May 27, 1999
Appeal from the Supreme Court, New York County (Barbara Kapnick, J.).
Contrary to plaintiff's contention, the trial court properly determined to submit to the jury only her claim for battery and not her claim for assault. To sustain a claim for assault there must be proof of physical conduct placing plaintiff in imminent apprehension of harmful contact ( Hassan v. Marriott Corp., 243 A.D.2d 406, 407; see also, Charkhy v. Altman, 252 A.D.2d 413). Here, there was no such proof. The complained of conduct, an impulsive reaching motion in plaintiff's direction by her supervisor promptly avoided by plaintiff as she briskly left the supervisor's office, cannot have engendered in plaintiff the requisite imminent apprehension of harmful contact. Nor, contrary to plaintiff's argument, was there error in the trial court's charge upon the submitted battery claim.

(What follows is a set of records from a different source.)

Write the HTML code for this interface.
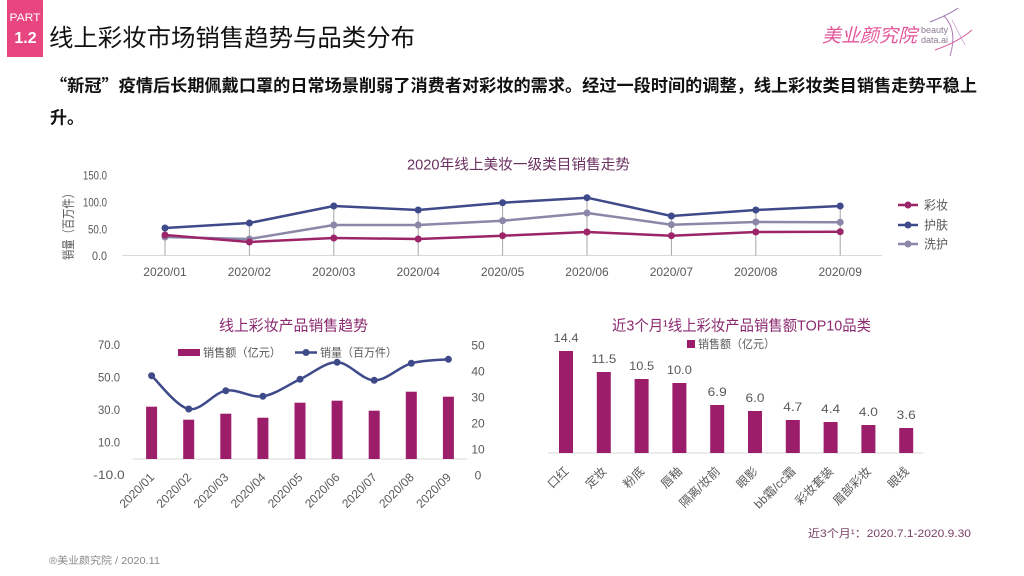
<!DOCTYPE html>
<html><head><meta charset="utf-8"><style>
html,body{margin:0;padding:0;background:#fff;}
svg{display:block;}
text{font-family:"Liberation Sans","Noto Sans CJK SC",sans-serif;}
.cjk{font-family:"Noto Sans CJK SC","Liberation Sans",sans-serif;}
</style></head><body>
<svg width="1024" height="576" viewBox="0 0 1024 576" xmlns="http://www.w3.org/2000/svg">
<defs>
<linearGradient id="fl" x1="0" x2="1" y1="0" y2="0">
<stop offset="0" stop-color="#b76a96"/><stop offset="0.6" stop-color="#a07aa0"/><stop offset="1" stop-color="#6e6a8e"/>
</linearGradient>
</defs>
<rect width="1024" height="576" fill="#fff"/>

<!-- header -->
<rect x="7" y="0" width="36" height="57" fill="#e8467f"/>
<text x="25" y="21" font-size="11" fill="#fff" text-anchor="middle" textLength="31" lengthAdjust="spacingAndGlyphs">PART</text>
<text x="25.5" y="43" font-size="16" font-weight="bold" fill="#fff" text-anchor="middle">1.2</text>
<text class="cjk" x="49" y="46" font-size="24" fill="#111" textLength="366" lengthAdjust="spacingAndGlyphs">线上彩妆市场销售趋势与品类分布</text>

<!-- logo -->
<text class="cjk" x="822" y="42" font-size="19" fill="#e4559a" font-style="italic" textLength="95" lengthAdjust="spacingAndGlyphs">美业颜究院</text>
<text x="921" y="33" font-size="9" fill="#8a7a96">beauty</text>
<text x="921" y="43" font-size="9" fill="#8a7a96">data.ai</text>
<path d="M930 22 Q950 14 958 8" stroke="#9a6fb0" stroke-width="1" fill="none"/>
<path d="M944 16 Q958 30 950 56" stroke="#b07ab8" stroke-width="1" fill="none"/>
<path d="M935 50 Q958 42 972 30" stroke="#d45a9a" stroke-width="1" fill="none"/>
<path d="M952 20 L965 45" stroke="#c9a0cc" stroke-width="0.8" fill="none"/>

<!-- subtitle -->
<text class="cjk" x="50" y="91.5" font-size="17" font-weight="bold" fill="#111" textLength="927" lengthAdjust="spacingAndGlyphs">“新冠”疫情后长期佩戴口罩的日常场景削弱了消费者对彩妆的需求。经过一段时间的调整，线上彩妆类目销售走势平稳上</text>
<text class="cjk" x="50" y="123.5" font-size="17" font-weight="bold" fill="#111">升。</text>

<!-- ===== top chart ===== -->
<text x="518.5" y="169.5" font-size="14.5" fill="#6a3060" text-anchor="middle" textLength="223" lengthAdjust="spacingAndGlyphs">2020年线上美妆一级类目销售走势</text>
<text transform="translate(73,224) rotate(-90)" font-size="13" fill="#595959" text-anchor="middle" textLength="72" lengthAdjust="spacingAndGlyphs">销量（百万件）</text>
<g font-size="12" fill="#595959" text-anchor="end">
<text x="107" y="179.5" textLength="24" lengthAdjust="spacingAndGlyphs">150.0</text>
<text x="107" y="206.5" textLength="24" lengthAdjust="spacingAndGlyphs">100.0</text>
<text x="107" y="233.5" textLength="19" lengthAdjust="spacingAndGlyphs">50.0</text>
<text x="107" y="260" textLength="15" lengthAdjust="spacingAndGlyphs">0.0</text>
</g>
<line x1="122" y1="255.5" x2="882" y2="255.5" stroke="#d9d9d9" stroke-width="1"/>
<g stroke="#a6a6a6" stroke-width="1">
<line x1="165" y1="255.5" x2="165" y2="228"/>
<line x1="249.4" y1="255.5" x2="249.4" y2="223"/>
<line x1="333.8" y1="255.5" x2="333.8" y2="206"/>
<line x1="418.2" y1="255.5" x2="418.2" y2="210"/>
<line x1="502.6" y1="255.5" x2="502.6" y2="202.7"/>
<line x1="587" y1="255.5" x2="587" y2="197.7"/>
<line x1="671.4" y1="255.5" x2="671.4" y2="216"/>
<line x1="755.8" y1="255.5" x2="755.8" y2="210"/>
<line x1="840.2" y1="255.5" x2="840.2" y2="206"/>
</g>
<g font-size="12" fill="#595959" text-anchor="middle">
<text x="165" y="276">2020/01</text>
<text x="249.4" y="276">2020/02</text>
<text x="333.8" y="276">2020/03</text>
<text x="418.2" y="276">2020/04</text>
<text x="502.6" y="276">2020/05</text>
<text x="587" y="276">2020/06</text>
<text x="671.4" y="276">2020/07</text>
<text x="755.8" y="276">2020/08</text>
<text x="840.2" y="276">2020/09</text>
</g>
<!-- 洗护 -->
<polyline points="165,237 249.4,239 333.8,225 418.2,225 502.6,220.7 587,213 671.4,224.7 755.8,222 840.2,222.3" fill="none" stroke="#8a87a8" stroke-width="2.5" stroke-linejoin="round"/>
<g fill="#8a87a8">
<circle cx="165" cy="237" r="3.5"/><circle cx="249.4" cy="239" r="3.5"/><circle cx="333.8" cy="225" r="3.5"/><circle cx="418.2" cy="225" r="3.5"/><circle cx="502.6" cy="220.7" r="3.5"/><circle cx="587" cy="213" r="3.5"/><circle cx="671.4" cy="224.7" r="3.5"/><circle cx="755.8" cy="222" r="3.5"/><circle cx="840.2" cy="222.3" r="3.5"/>
</g>
<!-- 彩妆 -->
<polyline points="165,235 249.4,242 333.8,238 418.2,239 502.6,235.7 587,232 671.4,235.7 755.8,232 840.2,231.7" fill="none" stroke="#9c2468" stroke-width="2.5" stroke-linejoin="round"/>
<g fill="#9c2468">
<circle cx="165" cy="235" r="3.5"/><circle cx="249.4" cy="242" r="3.5"/><circle cx="333.8" cy="238" r="3.5"/><circle cx="418.2" cy="239" r="3.5"/><circle cx="502.6" cy="235.7" r="3.5"/><circle cx="587" cy="232" r="3.5"/><circle cx="671.4" cy="235.7" r="3.5"/><circle cx="755.8" cy="232" r="3.5"/><circle cx="840.2" cy="231.7" r="3.5"/>
</g>
<!-- 护肤 -->
<polyline points="165,228 249.4,223 333.8,206 418.2,210 502.6,202.7 587,197.7 671.4,216 755.8,210 840.2,206" fill="none" stroke="#3f4a8a" stroke-width="2.5" stroke-linejoin="round"/>
<g fill="#3f4a8a">
<circle cx="165" cy="228" r="3.5"/><circle cx="249.4" cy="223" r="3.5"/><circle cx="333.8" cy="206" r="3.5"/><circle cx="418.2" cy="210" r="3.5"/><circle cx="502.6" cy="202.7" r="3.5"/><circle cx="587" cy="197.7" r="3.5"/><circle cx="671.4" cy="216" r="3.5"/><circle cx="755.8" cy="210" r="3.5"/><circle cx="840.2" cy="206" r="3.5"/>
</g>
<!-- legend top -->
<g font-size="12.5" fill="#595959">
<line x1="898" y1="205" x2="918" y2="205" stroke="#9c2468" stroke-width="2.5"/><circle cx="908" cy="205" r="3.5" fill="#9c2468"/>
<text x="924" y="209.5" textLength="24" lengthAdjust="spacingAndGlyphs">彩妆</text>
<line x1="898" y1="225" x2="918" y2="225" stroke="#3f4a8a" stroke-width="2.5"/><circle cx="908" cy="225" r="3.5" fill="#3f4a8a"/>
<text x="924" y="229.5" textLength="24" lengthAdjust="spacingAndGlyphs">护肤</text>
<line x1="898" y1="244" x2="918" y2="244" stroke="#8a87a8" stroke-width="2.5"/><circle cx="908" cy="244" r="3.5" fill="#8a87a8"/>
<text x="924" y="248.5" textLength="24" lengthAdjust="spacingAndGlyphs">洗护</text>
</g>

<!-- ===== bottom-left chart ===== -->
<text x="293.5" y="330.5" font-size="15" fill="#8b2a70" text-anchor="middle" textLength="149" lengthAdjust="spacingAndGlyphs">线上彩妆产品销售趋势</text>
<g font-size="11.5" fill="#595959" text-anchor="middle">
<text x="109" y="349" textLength="22" lengthAdjust="spacingAndGlyphs">70.0</text>
<text x="109" y="381.5" textLength="22" lengthAdjust="spacingAndGlyphs">50.0</text>
<text x="109" y="414" textLength="22" lengthAdjust="spacingAndGlyphs">30.0</text>
<text x="109" y="446.5" textLength="22" lengthAdjust="spacingAndGlyphs">10.0</text>
<text x="109" y="479" textLength="31.5" lengthAdjust="spacingAndGlyphs">-10.0</text>
</g>
<g font-size="12" fill="#595959" text-anchor="middle">
<text x="478" y="349.5">50</text>
<text x="478" y="375.5">40</text>
<text x="478" y="401.5">30</text>
<text x="478" y="427.5">20</text>
<text x="478" y="453.5">10</text>
<text x="478" y="479.5">0</text>
</g>
<line x1="133" y1="459" x2="467" y2="459" stroke="#d9d9d9" stroke-width="1"/>
<g fill="#9c1e6a">
<rect x="146.1" y="406.7" width="11" height="52.3"/>
<rect x="183.2" y="419.7" width="11" height="39.3"/>
<rect x="220.3" y="413.7" width="11" height="45.3"/>
<rect x="257.4" y="417.7" width="11" height="41.3"/>
<rect x="294.5" y="402.7" width="11" height="56.3"/>
<rect x="331.6" y="400.7" width="11" height="58.3"/>
<rect x="368.7" y="410.7" width="11" height="48.3"/>
<rect x="405.8" y="391.7" width="11" height="67.3"/>
<rect x="442.9" y="396.7" width="11" height="62.3"/>
</g>
<path d="M151.6 375.7 C157.8 381.3 176.3 406.5 188.7 409 C201.1 411.5 213.4 392.8 225.8 390.7 C238.2 388.6 250.5 398.2 262.9 396.3 C275.3 394.4 287.6 385 300 379.3 C312.4 373.6 324.7 362.1 337.1 362.3 C349.5 362.5 361.8 380.1 374.2 380.3 C386.6 380.5 398.9 366.8 411.3 363.3 C423.7 359.8 442.2 360 448.4 359.3" fill="none" stroke="#3f4a8a" stroke-width="2.5"/>
<g fill="#3f4a8a">
<circle cx="151.6" cy="375.7" r="3.5"/><circle cx="188.7" cy="409" r="3.5"/><circle cx="225.8" cy="390.7" r="3.5"/><circle cx="262.9" cy="396.3" r="3.5"/><circle cx="300" cy="379.3" r="3.5"/><circle cx="337.1" cy="362.3" r="3.5"/><circle cx="374.2" cy="380.3" r="3.5"/><circle cx="411.3" cy="363.3" r="3.5"/><circle cx="448.4" cy="359.3" r="3.5"/>
</g>
<!-- legend -->
<rect x="178" y="349" width="22" height="7" fill="#9c1e6a"/>
<text x="203" y="356.5" font-size="11.5" fill="#595959" textLength="78" lengthAdjust="spacingAndGlyphs">销售额（亿元）</text>
<line x1="295" y1="352.5" x2="317" y2="352.5" stroke="#3f4a8a" stroke-width="2.5"/><circle cx="306" cy="352.5" r="3.5" fill="#3f4a8a"/>
<text x="320" y="356.5" font-size="11.5" fill="#595959" textLength="77" lengthAdjust="spacingAndGlyphs">销量（百万件）</text>
<!-- rotated x labels -->
<g font-size="12" fill="#595959" text-anchor="end">
<text transform="translate(155,478) rotate(-45)">2020/01</text>
<text transform="translate(192.1,478) rotate(-45)">2020/02</text>
<text transform="translate(229.2,478) rotate(-45)">2020/03</text>
<text transform="translate(266.3,478) rotate(-45)">2020/04</text>
<text transform="translate(303.4,478) rotate(-45)">2020/05</text>
<text transform="translate(340.5,478) rotate(-45)">2020/06</text>
<text transform="translate(377.6,478) rotate(-45)">2020/07</text>
<text transform="translate(414.7,478) rotate(-45)">2020/08</text>
<text transform="translate(451.8,478) rotate(-45)">2020/09</text>
</g>

<!-- ===== bottom-right chart ===== -->
<text x="741.5" y="330.5" font-size="15" fill="#8b2a70" text-anchor="middle" textLength="259" lengthAdjust="spacingAndGlyphs">近3个月¹线上彩妆产品销售额TOP10品类</text>
<rect x="687" y="340" width="8" height="8" fill="#9c1e6a"/>
<text x="698" y="348" font-size="11.5" fill="#595959" textLength="77" lengthAdjust="spacingAndGlyphs">销售额（亿元）</text>
<line x1="548" y1="453" x2="923" y2="453" stroke="#d9d9d9" stroke-width="1"/>
<g fill="#9c1e6a">
<rect x="559" y="351" width="14" height="102"/>
<rect x="596.8" y="372" width="14" height="81"/>
<rect x="634.6" y="379" width="14" height="74"/>
<rect x="672.4" y="383" width="14" height="70"/>
<rect x="710.2" y="405" width="14" height="48"/>
<rect x="748" y="411" width="14" height="42"/>
<rect x="785.8" y="420" width="14" height="33"/>
<rect x="823.6" y="422" width="14" height="31"/>
<rect x="861.4" y="425" width="14" height="28"/>
<rect x="899.2" y="428" width="14" height="25"/>
</g>
<g font-size="11.5" fill="#595959" text-anchor="middle">
<text x="566" y="342" textLength="25" lengthAdjust="spacingAndGlyphs">14.4</text>
<text x="603.8" y="363" textLength="25" lengthAdjust="spacingAndGlyphs">11.5</text>
<text x="641.6" y="370" textLength="25" lengthAdjust="spacingAndGlyphs">10.5</text>
<text x="679.4" y="374" textLength="25" lengthAdjust="spacingAndGlyphs">10.0</text>
<text x="717.2" y="396" textLength="19" lengthAdjust="spacingAndGlyphs">6.9</text>
<text x="755" y="402" textLength="19" lengthAdjust="spacingAndGlyphs">6.0</text>
<text x="792.8" y="411" textLength="19" lengthAdjust="spacingAndGlyphs">4.7</text>
<text x="830.6" y="413" textLength="19" lengthAdjust="spacingAndGlyphs">4.4</text>
<text x="868.4" y="416" textLength="19" lengthAdjust="spacingAndGlyphs">4.0</text>
<text x="906.2" y="419" textLength="19" lengthAdjust="spacingAndGlyphs">3.6</text>
</g>
<g font-size="12" fill="#595959" text-anchor="end">
<text transform="translate(569.5,472) rotate(-45)">口红</text>
<text transform="translate(607.3,472) rotate(-45)">定妆</text>
<text transform="translate(645.1,472) rotate(-45)">粉底</text>
<text transform="translate(682.9,472) rotate(-45)">唇釉</text>
<text transform="translate(720.7,472) rotate(-45)">隔离/妆前</text>
<text transform="translate(758.5,472) rotate(-45)">眼影</text>
<text transform="translate(796.3,472) rotate(-45)">bb霜/cc霜</text>
<text transform="translate(834.1,472) rotate(-45)">彩妆套装</text>
<text transform="translate(871.9,472) rotate(-45)">眉部彩妆</text>
<text transform="translate(909.7,472) rotate(-45)">眼线</text>
</g>

<!-- footer -->
<text x="808" y="537" font-size="11" fill="#7a3f66" textLength="163" lengthAdjust="spacingAndGlyphs">近3个月¹：2020.7.1-2020.9.30</text>
<line x1="49" y1="545" x2="975" y2="545" stroke="url(#fl)" stroke-width="1.5"/>
<text x="49" y="564" font-size="10" fill="#888" textLength="111" lengthAdjust="spacingAndGlyphs">®美业颜究院 / 2020.11</text>
</svg>
</body></html>
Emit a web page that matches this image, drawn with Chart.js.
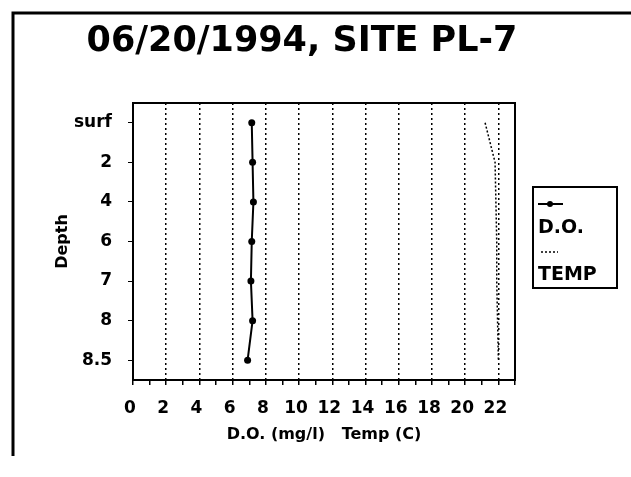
<!DOCTYPE html>
<html>
<head>
<meta charset="utf-8">
<script src="https://cdn.jsdelivr.net/npm/chart.js@4.4.1/dist/chart.umd.min.js"></script>
<style>
  html, body { margin: 0; padding: 0; background: #fff; }
  #wrap { width: 631px; height: 477px; position: relative; }
</style>
</head>
<body>
<div id="wrap"><canvas id="grafico" width="631" height="477"></canvas></div>
<script>
// dados
var titulo = "06/20/1994, SITE PL-7";
var profundidades = ["surf", "2", "4", "6", "7", "8", "8.5"];
var oxigenio = [7.15, 7.2, 7.25, 7.15, 7.1, 7.2, 6.9];
var temperatura = [21.2, 21.8, 21.85, 21.9, 21.9, 21.95, 22.0];
var xMin = 0, xMax = 23;

var fonte = "'DejaVu Sans', sans-serif";

// moldura, titulo e legenda desenhados a mao
var extras = {
  id: 'extras',
  afterDraw: function(chart) {
    var c = chart.ctx;
    var a = chart.chartArea;
    c.save();
    // moldura externa
    c.strokeStyle = '#000';
    c.lineWidth = 3;
    c.beginPath();
    c.moveTo(13, 456);
    c.lineTo(13, 13);
    c.lineTo(631, 13);
    c.stroke();
    // caixa do grafico
    c.lineWidth = 2;
    c.strokeRect(a.left, a.top, a.right - a.left, a.bottom - a.top);
    // titulo
    c.fillStyle = '#000';
    c.font = "bold 35px " + fonte;
    c.textAlign = 'center';
    c.textBaseline = 'middle';
    c.fillText(titulo, 302, 42);
    // legenda
    c.lineWidth = 2;
    c.strokeRect(533, 187, 84, 101);
    c.beginPath();
    c.moveTo(538, 204);
    c.lineTo(563, 204);
    c.stroke();
    c.beginPath();
    c.arc(550, 204, 3, 0, Math.PI * 2);
    c.fill();
    c.lineWidth = 1.5;
    c.setLineDash([2, 2]);
    c.beginPath();
    c.moveTo(541, 252);
    c.lineTo(558, 252);
    c.stroke();
    c.setLineDash([]);
    c.font = "bold 19px " + fonte;
    c.textAlign = 'left';
    c.fillText(chart.data.datasets[0].label, 538, 228);
    c.fillText(chart.data.datasets[1].label, 538, 275);
    c.restore();
  }
};

var ctx = document.getElementById("grafico");

var grafico = new Chart(ctx, {
  type: 'line',
  data: {
    labels: profundidades,
    datasets: [
      {
        label: 'D.O.',
        data: oxigenio,
        borderColor: '#000',
        backgroundColor: '#000',
        borderWidth: 2,
        pointRadius: 3.5,
        pointBackgroundColor: '#000',
        pointBorderWidth: 0
      },
      {
        label: 'TEMP',
        data: temperatura,
        borderColor: '#000',
        borderWidth: 1.5,
        borderDash: [2, 2],
        pointRadius: 0
      }
    ]
  },
  options: {
    responsive: false,
    animation: false,
    indexAxis: 'y',
    layout: { padding: { top: 103, right: 116, left: 0, bottom: 0 } },
    plugins: {
      legend: { display: false },
      tooltip: { enabled: false }
    },
    scales: {
      x: {
        type: 'linear',
        min: xMin,
        max: xMax,
        afterFit: function(s) { s.height = 97; },
        ticks: {
          stepSize: 1,
          autoSkip: false,
          maxRotation: 0,
          padding: 13,
          labelOffset: -3,
          color: '#000',
          font: { family: fonte, size: 17, weight: 'bold' },
          callback: function(v) { return (v % 2 === 0 && v <= 22) ? String(v) : ''; }
        },
        grid: {
          color: function(c) {
            var v = c.tick ? c.tick.value : 0;
            return (v % 2 === 0 && v > 0 && v < 23) ? '#000' : 'rgba(0,0,0,0)';
          },
          lineWidth: 1.5,
          tickColor: '#000',
          tickBorderDash: [],
          tickLength: 5
        },
        border: { display: true, color: '#000', width: 2, dash: [2, 3] },
        title: {
          display: true,
          text: 'D.O. (mg/l)   Temp (C)',
          color: '#000',
          font: { family: fonte, size: 16, weight: 'bold' },
          padding: { top: 0, bottom: 33 }
        }
      },
      y: {
        type: 'category',
        offset: true,
        afterFit: function(s) { s.width = 133; },
        ticks: {
          padding: 16,
          color: '#000',
          font: { family: fonte, size: 17, weight: 'bold' }
        },
        grid: {
          offset: false,
          color: 'rgba(0,0,0,0)',
          tickColor: '#000',
          tickLength: 5
        },
        border: { display: true, color: '#000', width: 2 },
        title: {
          display: true,
          text: 'Depth',
          color: '#000',
          font: { family: fonte, size: 16, weight: 'bold' },
          padding: { top: 53, bottom: 0 }
        }
      }
    }
  },
  plugins: [extras]
});
</script>
</body>
</html>
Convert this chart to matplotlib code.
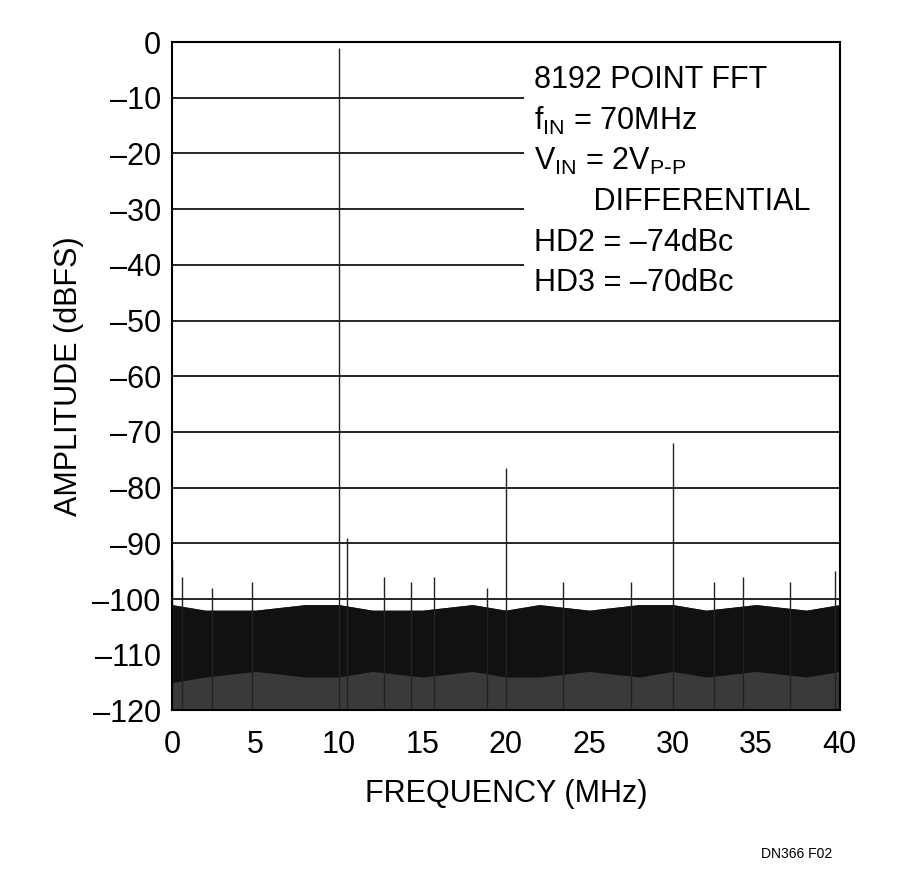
import matplotlib.pyplot as plt

# noise floor envelope (MHz, dBFS)
floor_freq = [0, 2, 5, 8, 10, 12, 15, 18, 20, 22, 25, 28, 30, 32, 35, 38, 40]
floor_top = [-101, -102, -102, -101, -101, -102, -102, -101, -102, -101, -102, -101, -101, -102, -101, -102, -101]
dense_low = [-115, -114, -113, -114, -114, -113, -114, -113, -114, -114, -113, -114, -113, -114, -113, -114, -113]
floor_low = [-120] * len(floor_freq)

# tones and spurs
spur_freq = [0.0, 0.6, 2.4, 4.8, 10.0, 10.5, 12.7, 14.3, 15.7, 18.9, 20.0, 23.4, 27.5, 30.0, 32.5, 34.2, 37.0, 39.7]
spur_amp = [-93, -96, -98, -97, -1, -89, -96, -97, -96, -98, -76.5, -97, -97, -72, -97, -96, -97, -95]

yticks = list(range(0, -121, -10))
xticks = list(range(0, 41, 5))

plt.rcParams['font.family'] = ['Liberation Sans', 'DejaVu Sans']
fig = plt.figure(figsize=(9, 8.76), dpi=100)
ax = fig.add_axes([0.191, 0.189, 0.742, 0.763])

for y in yticks:
    ax.axhline(y, color='black', lw=1.2, zorder=1)

ax.fill_between(floor_freq, floor_low, floor_top, color='#3a3a3a', lw=0, zorder=2)
ax.fill_between(floor_freq, dense_low, floor_top, color='#111111', lw=0, zorder=3)
ax.vlines(spur_freq, -120, spur_amp, color='#222222', lw=1.0, zorder=4)

ax.set_xlim(0, 40)
ax.set_ylim(-120, 0)
ax.set_xticks(xticks)
ax.set_yticks(yticks)
ax.set_yticklabels([str(v).replace('-', '\u2013') for v in yticks])
ax.tick_params(labelsize=22, length=0)
ax.tick_params(axis='x', pad=14)
ax.tick_params(axis='y', pad=8)
for s in ax.spines.values():
    s.set_linewidth(1.5)
    s.set_zorder(7)

ax.set_xlabel('FREQUENCY (MHz)', fontsize=22, labelpad=14)
ax.set_ylabel('AMPLITUDE (dBFS)', fontsize=22, labelpad=6)

ax.add_patch(plt.Rectangle((21.1, -46.5), 18.9, 46, facecolor='white', edgecolor='none', zorder=5))
lines = ['8192 POINT FFT', r'f$_{\mathregular{IN}}$ = 70MHz', r'V$_{\mathregular{IN}}$ = 2V$_{\mathregular{P\text{-}P}}$',
         '       DIFFERENTIAL', 'HD2 = \u201374dBc', 'HD3 = \u201370dBc']
for i, t in enumerate(lines):
    ax.text(21.7, -6.8 - 7.3 * i, t, fontsize=22, va='center', ha='left', zorder=6)

fig.text(0.925, 0.02, 'DN366 F02', fontsize=10, ha='right')
fig.savefig('out.png', dpi=100)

Plaintiff also contends that the court should not have permitted her character to become an issue at trial and should not have allowed testimony from defendants' psychiatric expert. However, apart from plaintiff's failure to object to this evidence, rendering her present claim of error unpreserved ( see, John v. City of New York, 235 A.D.2d 210; Smith v. City of New York, 217 A.D.2d 423), her argument is without merit since, by alleging in her complaint that she had been so traumatized by defendants' conduct as to suffer ensuing psychological fears, stress and depression, plaintiff placed her mental condition at issue.
We have considered plaintiff's remaining arguments and find them to be unavailing.
Concur — Nardelli, J. P., Tom, Mazzarelli, Lerner and Buckley, JJ.